Não, a Educação não perdeu valor

Nas últimas semanas, assistimos a várias vozes – entre académicos, dirigentes e professores universitários – a questionarem a relevância do ensino superior. Confesso que me espanta ouvir tal discurso, sobretudo em Portugal, um país que ainda enfrenta sérios défices de formação da sua população.

A perplexidade é maior quando são precisamente aqueles que tiveram acesso à melhor educação, que construíram carreiras brilhantes e que continuam a beneficiar de salários e prestígio graças ao conhecimento adquirido, os mesmos que agora sugerem que “já não vale a pena estudar”. É um pouco como ouvir um multimilionário afirmar que “o dinheiro não importa”. Claro que importa – não apenas pelo conforto material, mas pela segurança que proporciona em momentos críticos. O mesmo acontece com a educação: é ela que abre portas, dá opções e continua a ser, ainda hoje, a mais poderosa ferramenta de mobilidade social.

Como explicar então a tantos pais que sacrificaram recursos, poupanças e horas de trabalho extra para garantir que os filhos chegassem ao ensino superior que, afinal, “não vale a pena estudar”? Como justificar semelhante argumento perante famílias que veem na formação uma esperança real de ascensão social? E, mais importante ainda: quantos dos que hoje dizem que o ensino perdeu valor recomendam aos seus filhos: “vão mas é trabalhar!”?

O problema não está no valor da educação, mas na forma como formulamos a questão. Não se trata de saber se o ensino tem valor, mas de perguntar como podemos dar mais valor ao ensino. Sim, muitos métodos continuam presos a modelos antiquados. Sim, a inovação é necessária e urgente. Mas confundir a necessidade de reformar práticas pedagógicas com a ideia de que estudar perdeu relevância é uma perigosa simplificação.

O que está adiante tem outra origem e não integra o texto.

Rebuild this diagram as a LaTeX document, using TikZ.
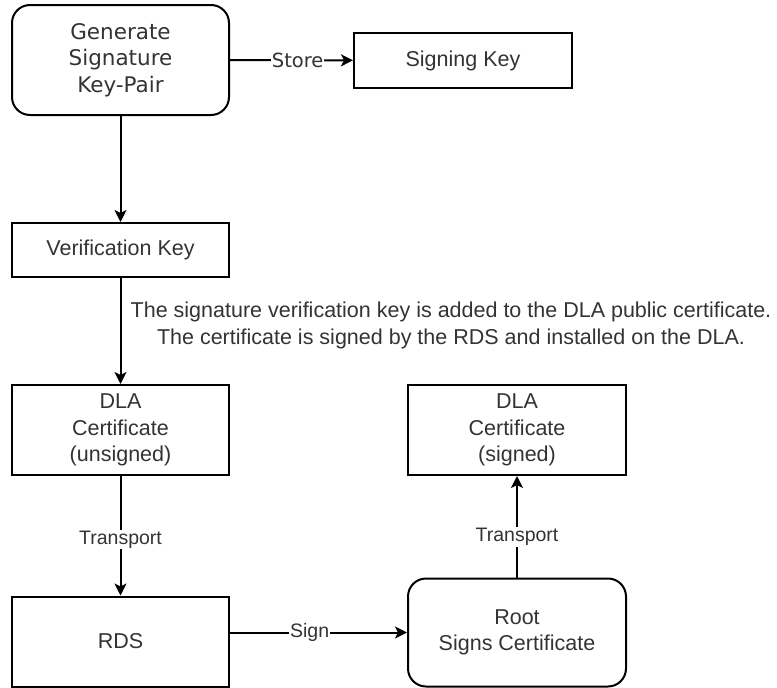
\documentclass[tikz,border=0pt]{standalone}
\usepackage{fontspec}
\setmainfont{Liberation Sans}
\newfontfamily\dejavu{DejaVu Sans}
\usetikzlibrary{arrows.meta}
\definecolor{txtgray}{HTML}{333333}
\tikzset{
  box/.style={draw, line width=2pt, inner sep=0pt, align=center,
    text=txtgray, font=\fontsize{21.5}{26.5}\selectfont},
  roundbox/.style={box, rounded corners=18pt},
  flow/.style={draw, line width=2pt, -{Stealth[length=12pt,width=12pt,inset=3pt]}},
  lbl/.style={fill=white, inner sep=1pt, text=txtgray, font=\fontsize{19.5}{23}\selectfont},
}
\begin{document}
\begin{tikzpicture}[x=1pt, y=-1pt]
        \useasboundingbox (0,0) rectangle (777,688);
        % key generation
        \node[roundbox, minimum width=217pt, minimum height=110pt, font=\dejavu\fontsize{21.5}{26.5}\selectfont] (gen) at (120.5, 60) {Generate\\Signature\\Key-Pair};
        \node[box, minimum width=218pt, minimum height=55pt] (signkey) at (463, 60.5) {Signing Key};
        \node[box, minimum width=217pt, minimum height=54pt] (verif) at (120.5, 250) {Verification Key};
        % certificates
        \node[box, minimum width=217pt, minimum height=90pt] (unsigned) at (120.5, 430) {DLA\\Certificate\\(unsigned)};
        \node[box, minimum width=218pt, minimum height=90pt] (signed) at (517, 430) {DLA\\Certificate\\(signed)};
        \node[box, minimum width=217pt, minimum height=90pt] (rds) at (120.5, 641.5) {RDS};
        \node[roundbox, minimum width=218pt, minimum height=108pt] (root) at (517, 632.5) {Root\\Signs Certificate};
        \node[align=center, text=txtgray, font=\fontsize{21.5}{27}\selectfont] (note) at (451, 325.5)
            {The signature verification key is added to the DLA public certificate.\\
             The certificate is signed by the RDS and installed on the DLA.};
        % connectors
        \draw[flow] (gen) -- node[lbl, pos=.55] {\dejavu Store} (signkey);
        \draw[flow] (gen) -- (verif);
        \draw[flow] (verif) -- (unsigned);
        \draw[flow] (unsigned) -- node[lbl, pos=.53] {Transport} (rds);
        \draw[flow] (rds.east |- root.west) -- node[lbl, pos=.45] {Sign} (root.west);
        \draw[flow] (root) -- node[lbl, pos=.40] {Transport} (signed);
\end{tikzpicture}
\end{document}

Outro ponto que merece reflexão é a crescente narrativa de que Portugal deve afirmar-se como “exportador de ensino”. É uma ambição legítima, mas que precisa de ser enquadrada. A esmagadora maioria das universidades portuguesas são públicas e dependem, no todo ou em parte, do financiamento do Estado. A sua missão primeira, portanto, não pode ser a exportação, mas a contribuição decisiva para o desenvolvimento económico, social e cultural do país.

Acresce ainda uma preocupação com a prática, cada vez mais frequente, de lecionar programas exclusivamente em inglês. A internacionalização é vital e deve ser promovida, mas a exclusividade da língua inglesa levanta riscos sérios de exclusão social. Basta olhar para a realidade: quantos jovens, vindos da escola pública, com 18 anos, dominam suficientemente a língua inglesa para frequentar com sucesso um curso superior integralmente técnico e académico noutra língua que não a sua? Ao invés de abrir horizontes, esta opção pode criar barreiras adicionais para aqueles que já enfrentam obstáculos no acesso à educação.

Portugal não pode dar-se ao luxo de desvalorizar o ensino. Precisamos de formar mais e melhor. Precisamos de um ensino superior capaz de inovar, de se adaptar e de servir tanto os indivíduos como as instituições e a sociedade no seu conjunto.

Se quisermos um país mais justo e competitivo, não podemos desvalorizar o ensino – temos, isso sim, de o reinventar todos os dias.